Asked what happened, Yeo warmed to the subject.

“What happened,” he said, “is we came out with half speed, half intensity, and made hope plays just to give the puck to them. The intensity part is the main thing, because when that’s not there, everything else is following suit.”

Yeo was not finished.

“Why it happened?” he said. “Probably because we spent all week talking about what a great home team we are, and tried to talk our way through that second period.”

The Canucks might not be Stanley Cup favorites at this point, but goalie Ryan Miller made 31 saves including some big ones during a final flurry, and they still have players named Sedin and Burrows and Edler and – of course – Vrbata.

Coyle asserted that that’s not enough reason to tip your hat to those guys.
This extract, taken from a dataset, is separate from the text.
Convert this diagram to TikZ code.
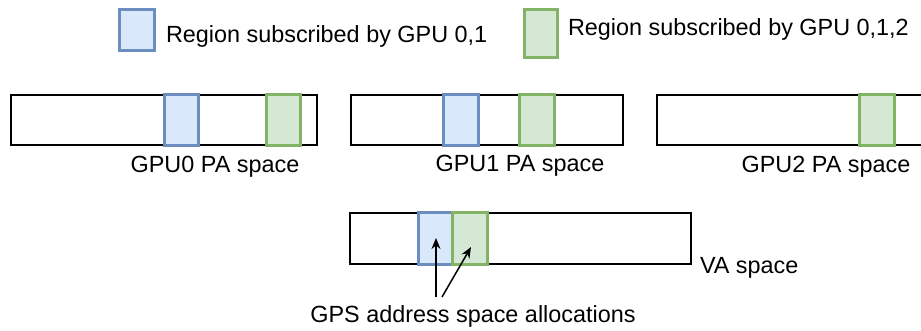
\documentclass[tikz,border=0pt]{standalone}
\usepackage{fontspec}
\setmainfont{Liberation Sans}
\usetikzlibrary{arrows.meta}
\definecolor{bluefill}{HTML}{DAE8FC}
\definecolor{bluedraw}{HTML}{6C8EBF}
\definecolor{greenfill}{HTML}{D5E8D4}
\definecolor{greendraw}{HTML}{82B366}
\begin{document}
\begin{tikzpicture}[x=1pt,y=-1pt,
  every node/.style={inner sep=0pt,outer sep=0pt,font=\fontsize{23.4}{28}\selectfont},
  space/.style={draw=black,line width=1.5pt,fill=white},
  bluereg/.style={draw=bluedraw,fill=bluefill,line width=3pt},
  greenreg/.style={draw=greendraw,fill=greenfill,line width=3pt},
  lbl/.style={anchor=base},
  ptr/.style={-{Stealth[length=11pt,width=9pt]},line width=1.5pt}]
\useasboundingbox (0,0) rectangle (921,330);
\clip (0,0) rectangle (921,330);

% legend
\draw[bluereg] (119,9) rectangle (154,50);
\node[anchor=base west] (legA) at (166,42) {Region subscribed by GPU 0,1};
\draw[greenreg] (524,9) rectangle (557,57);
\node[anchor=base west] (legB) at (568,35) {Region subscribed by GPU 0,1,2};

% GPU0 physical address space
\draw[space] (11,95) rectangle (317,145);
\draw[bluereg] (164,94) rectangle (198,145);
\draw[greenreg] (266,94) rectangle (300,145);
\node[lbl] (pa0) at (215,172) {GPU0 PA space};

% GPU1 physical address space
\draw[space] (351,95) rectangle (623,145);
\draw[bluereg] (443,94) rectangle (478,145);
\draw[greenreg] (519,94) rectangle (554,145);
\node[lbl] (pa1) at (520,171) {GPU1 PA space};

% GPU2 physical address space
\draw[space] (657,95) rectangle (960,145);
\draw[greenreg] (859,94) rectangle (894,145);
\node[lbl] (pa2) at (826,172) {GPU2 PA space};

% virtual address space
\draw[space] (350,213) rectangle (691,264);
\node[draw=bluedraw,fill=bluefill,line width=3pt,minimum width=34pt,minimum height=52pt,anchor=north west] (vaB) at (418,212) {};
\node[draw=greendraw,fill=greenfill,line width=3pt,minimum width=35pt,minimum height=52pt,anchor=north west] (vaG) at (452,212) {};
\node[anchor=base west] (va) at (700,273) {VA space};

% allocations and pointers
\node[lbl] (gps) at (473,322) {GPS address space allocations};
\coordinate (p1) at (436,297);
\coordinate (p2) at (442,297);
\coordinate (t1) at (436,238);
\coordinate (t2) at (471,247);
\draw[ptr] (p1) -- (t1);
\draw[ptr] (p2) -- (t2);
\end{tikzpicture}
\end{document}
“We kind of gave it to them. We weren’t even close to playing our game, winning battles. No sense of urgency,” he said.

The Wild came in after a 4-0 home win over Nashville and riding an 11-5-3 overall record, but players headed to their respective Thanksgiving dinners with sour tastes in their mouths.
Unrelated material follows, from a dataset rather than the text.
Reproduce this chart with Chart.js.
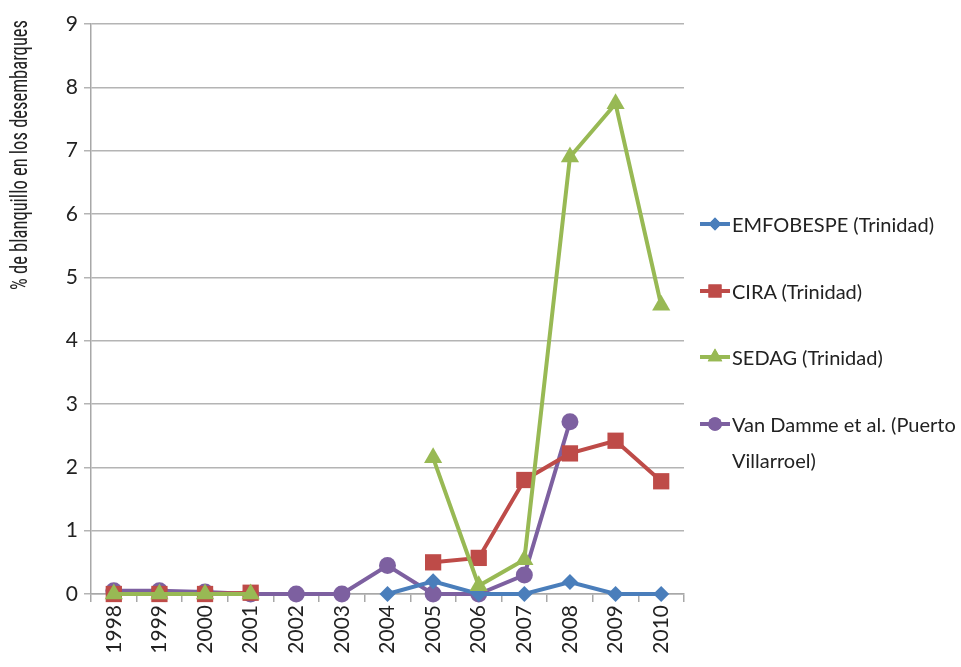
<!DOCTYPE html>
<html>
<head>
<meta charset="utf-8">
<script src="https://cdn.jsdelivr.net/npm/chart.js@4/dist/chart.umd.min.js"></script>
<style>
  html, body { margin: 0; padding: 0; background: #fff; }
  #wrap { position: relative; width: 961px; height: 667px; }
  #legend { position: absolute; left: 698px; top: 0; font-family: Lato, "Open Sans", sans-serif; font-size: 20px; color: #222; }
  .item { position: absolute; left: 0; display: flex; align-items: flex-start; white-space: nowrap; line-height: 36px; }
  .item canvas { margin-top: 7px; flex: none; }
  #ytitle { position: absolute; left: 0; top: 0; white-space: nowrap; font-family: "Liberation Sans Narrow", "Roboto Condensed", sans-serif; font-size: 23px; line-height: 26px; color: #222; transform-origin: 0 0; }
</style>
</head>
<body>
<div id="wrap">
  <canvas id="c" width="961" height="667"></canvas>
  <div id="ytitle">% de blanquillo en los desembarques</div>
  <div id="legend"></div>
</div>
<script>
// Años de muestreo
const years = ['1998','1999','2000','2001','2002','2003','2004','2005','2006','2007','2008','2009','2010'];

// % de blanquillo en los desembarques por fuente
const emfobespe = [null, null, null, null, null, null, 0, 0.2, 0, 0, 0.19, 0, 0];
const cira      = [0, 0, 0, 0.02, null, null, null, 0.5, 0.57, 1.8, 2.22, 2.42, 1.78];
const sedag     = [0, 0, 0, 0, null, null, null, 2.15, 0.13, 0.54, 6.9, 7.74, 4.56];
const vanDamme  = [0.05, 0.05, 0.03, 0, 0, 0, 0.45, 0, 0, 0.3, 2.72, null, null];

const seriesNames = ['EMFOBESPE (Trinidad)', 'CIRA (Trinidad)', 'SEDAG (Trinidad)', 'Van Damme et al. (Puerto Villarroel)'];
const yTicks = [0, 1, 2, 3, 4, 5, 6, 7, 8, 9];

const colors = ['#4a7ebb', '#be4b48', '#98b954', '#7d60a0'];
const styles = ['rectRot', 'rect', 'triangle', 'circle'];
const radii = [8, 11.5, 10.5, 8.5];

function ds(label, data, i) {
  return {
    label, data,
    borderColor: colors[i], backgroundColor: colors[i],
    borderWidth: 4, pointStyle: styles[i], pointRadius: radii[i],
    pointBorderWidth: 0, pointBackgroundColor: colors[i],
    tension: 0, spanGaps: false, clip: false
  };
}

// Dibujo en orden: el último queda encima
const datasets = [
  ds(seriesNames[2], sedag, 2),
  ds(seriesNames[1], cira, 1),
  ds(seriesNames[0], emfobespe, 0),
  ds(seriesNames[3], vanDamme, 3)
];

new Chart(document.getElementById('c'), {
  type: 'line',
  data: { labels: years, datasets },
  options: {
    responsive: false,
    animation: false,
    layout: { padding: { left: 0, right: 277, top: 24, bottom: 0 } },
    plugins: { legend: { display: false }, tooltip: { enabled: false } },
    scales: {
      x: {
        offset: true,
        grid: { display: true, drawOnChartArea: false, drawTicks: true, tickLength: 8, offset: true, color: '#a8a8a8', lineWidth: 1.5 },
        border: { display: true, color: '#a8a8a8', width: 1.5 },
        ticks: { minRotation: 90, maxRotation: 90, autoSkip: false, padding: 3, color: '#222', font: { family: 'Lato, "Open Sans", sans-serif', size: 21 } },
        afterFit: s => { s.height = 73; }
      },
      y: {
        min: 0, max: 9,
        afterBuildTicks: s => { s.ticks = yTicks.map(v => ({ value: v })); },
        grid: { color: '#b4b4b4', lineWidth: 1.5, tickLength: 7 },
        border: { display: true, color: '#a8a8a8', width: 1.5 },
        ticks: { padding: 6, color: '#222', font: { family: 'Lato, "Open Sans", sans-serif', size: 21 } },
        afterFit: s => { s.width = 91; }
      }
    }
  }
});

// Título del eje Y, vertical y comprimido a lo alto del bloque superior
const yTitle = document.getElementById('ytitle');
const titleLen = 270;
const sx = titleLen / yTitle.offsetWidth;
yTitle.style.transform = `translate(7px, ${20 + titleLen}px) rotate(-90deg) scale(${sx}, 1)`;

// Leyenda con símbolo de línea y marcador
const legendTops = [206, 273, 339, 406];
const legendText = [seriesNames[0], seriesNames[1], seriesNames[2], 'Van Damme et al. (Puerto<br>Villarroel)'];
const legend = document.getElementById('legend');
seriesNames.forEach((name, i) => {
  const item = document.createElement('div');
  item.className = 'item';
  item.style.top = legendTops[i] + 'px';
  const sym = document.createElement('canvas');
  sym.width = 34; sym.height = 22;
  const g = sym.getContext('2d');
  g.strokeStyle = colors[i]; g.fillStyle = colors[i]; g.lineWidth = 4;
  g.beginPath(); g.moveTo(2, 11); g.lineTo(32, 11); g.stroke();
  Chart.helpers.drawPoint(g, { pointStyle: styles[i], radius: radii[i] * 0.8, borderWidth: 0 }, 17, 11);
  g.fill();
  const txt = document.createElement('span');
  txt.innerHTML = legendText[i];
  item.appendChild(sym); item.appendChild(txt);
  legend.appendChild(item);
});
</script>
</body>
</html>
The night seemed especially sour to Yeo.

“I want to see us show some maturity; I want to see us show some attitude that we’re not going to be satisfied being a team that stumbles and finds their way into the playoffs,” he said. “We’ve got to demand more.

“At the beginning of the year, it’s easy. Right now you have to be on top of your game. These are important points and it’s an important time to build your team and to trust your game and trust your teammates. Every time you are out there and you’ve got a shift, you’re either showing them that you’re trying to do things the way that we want to do them, or you’re not.”

Intensity and hard driving are contagious, Yeo added.

So is coasting.

“It’s one game we lost,” he said, “but we’ve got to bear down here and collect ourselves. There’s a lot of distractions this being home – you’ve got family – but we’re professional and we’ve got to find a way to make sure you prepare mentally.”

As Yeo talked, fewer than 42 hours remained before Minnesota’s 3 p.m. game Friday against the Jets. During those hours, it will be no surprise if he reminds his players of all those things more than once.